Wrapping Cycles in Delaunay Complexes: Bridging Persistent Homology and Discrete Morse Theory
Ulrich Bauer, Fabian Roll
TL;DR
This work builds a rigorous bridge between persistent homology and discrete Morse theory in the context of Delaunay/Wrapping constructions. By embedding persistence reductions into an algebraic Morse framework and introducing reduction gradients on a carefully chosen basis, the authors prove that lexicographically minimal cycles are always supported on the Wrap complex for the corresponding radius, effectively unifying Morse-theoretic and homology-based shape reconstruction approaches. The key contributions include a detailed formalization of the algebraic flow, its stabilization, and the equivalence between lexicographic minimality and flow invariance, plus a general result linking descending complexes to both reduction matrices and discrete gradients. These results illuminate how to combine Wrap and lexicographically minimal cycles to produce robust, watertight reconstructions from point clouds, with implications for persistent homology computations and practical shape reconstruction algorithms.
Abstract
We study the connection between discrete Morse theory and persistent homology in the context of shape reconstruction methods. Specifically, we consider the construction of Wrap complexes, introduced by Edelsbrunner as a subcomplex of the Delaunay complex, and the construction of lexicographic optimal homologous cycles, also considered by Cohen-Steiner, Lieutier, and Vuillamy in a similar setting.

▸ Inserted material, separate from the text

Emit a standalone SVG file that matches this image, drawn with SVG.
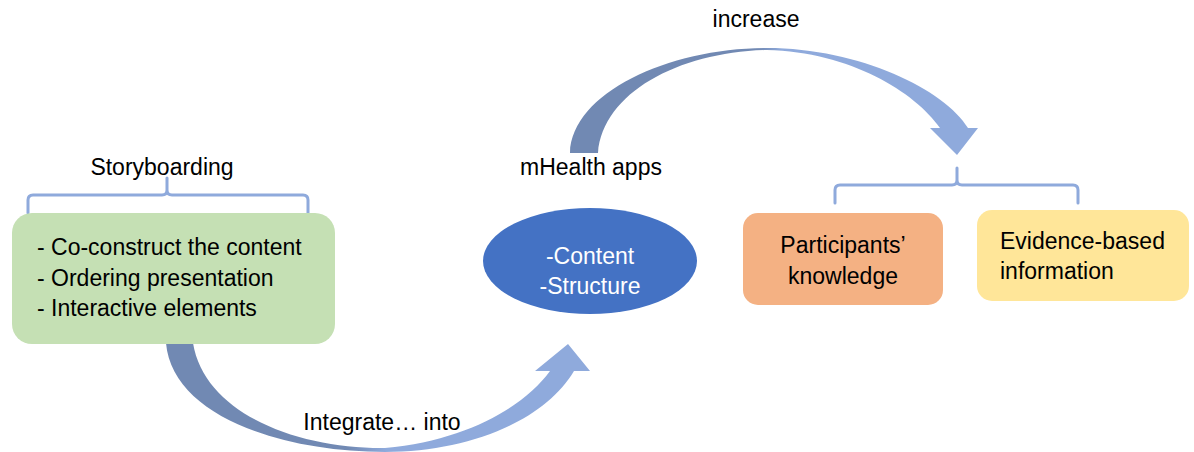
<svg xmlns="http://www.w3.org/2000/svg" width="1194" height="452" viewBox="0 0 1194 452">
<style>
text{font-family:"Liberation Sans",Arial,sans-serif;font-size:23px;fill:#000}
.w{fill:#fff}
.br{fill:none;stroke:#8faadc;stroke-width:3;stroke-linejoin:round;stroke-linecap:round}
</style>
<defs>
<linearGradient id="gTop" gradientUnits="userSpaceOnUse" x1="570" y1="0" x2="978" y2="0">
<stop offset="0" stop-color="#7189b3"/>
<stop offset="0.46" stop-color="#7189b3"/>
<stop offset="0.52" stop-color="#8faadc"/>
<stop offset="1" stop-color="#8faadc"/>
</linearGradient>
<linearGradient id="gBot" gradientUnits="userSpaceOnUse" x1="166" y1="0" x2="589" y2="0">
<stop offset="0" stop-color="#7189b3"/>
<stop offset="0.43" stop-color="#7189b3"/>
<stop offset="0.52" stop-color="#8faadc"/>
<stop offset="1" stop-color="#8faadc"/>
</linearGradient>
</defs>
<rect width="1194" height="452" fill="#fff"/>
<g id="connectors">
<path d="M166,343 C172,415 280,452 385,452 C470,452 545,420 574,371 L590,371 L568,344 L535,371 L550,371 C525,405 470,440 385,448 C300,449 205,415 193,343 Z" fill="url(#gBot)"/>
<path d="M570,153 C572,92 670,48 767,48 C860,48 945,90 968,128 L978,128 L957,155 L930,128 L940,128 C915,92 850,52 767,50 C680,52 603,92 598,153 Z" fill="url(#gTop)"/>
<text x="382" y="430" text-anchor="middle">Integrate… into</text>
<text x="756" y="27" text-anchor="middle">increase</text>
<text x="591" y="175" text-anchor="middle">mHealth apps</text>
</g>
<g id="storyboarding">
<path class="br" d="M28,213 V200 Q28,195 33,195 H162 Q167,195 167,190 V178 V190 Q167,195 172,195 H303 Q308,195 308,200 V213"/>
<text x="162" y="175" text-anchor="middle">Storyboarding</text>
<rect x="12" y="213" width="323" height="131" rx="20" fill="#c5e0b4"/>
<text x="37" y="255">- Co-construct the content</text>
<text x="37" y="286">- Ordering presentation</text>
<text x="37" y="316">- Interactive elements</text>
</g>
<g id="content">
<ellipse cx="590" cy="261" rx="107" ry="53" fill="#4472c4"/>
<text class="w" x="590" y="264" text-anchor="middle">-Content</text>
<text class="w" x="590" y="294" text-anchor="middle">-Structure</text>
</g>
<g id="outcomes-bracket">
<path class="br" d="M835,203 V190 Q835,185 840,185 H952 Q957,185 957,180 V168 V180 Q957,185 962,185 H1073 Q1078,185 1078,190 V203"/>
</g>
<g id="knowledge">
<rect x="743" y="213" width="200" height="92" rx="15" fill="#f4b183"/>
<text x="843" y="253" text-anchor="middle">Participants’</text>
<text x="843" y="284" text-anchor="middle">knowledge</text>
</g>
<g id="evidence">
<rect x="977" y="210" width="212" height="91" rx="15" fill="#ffe699"/>
<text x="1000" y="249">Evidence-based</text>
<text x="1000" y="279">information</text>
</g>
</svg>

We show that for any cycle in a Delaunay complex for a given radius parameter, the lexicographically optimal homologous cycle is supported on the Wrap complex for the same parameter, thereby establishing a close connection between the two methods. We obtain this result by establishing a fundamental connection between reduction of cycles in the computation of persistent homology and gradient flows in the algebraic generalization of discrete Morse theory.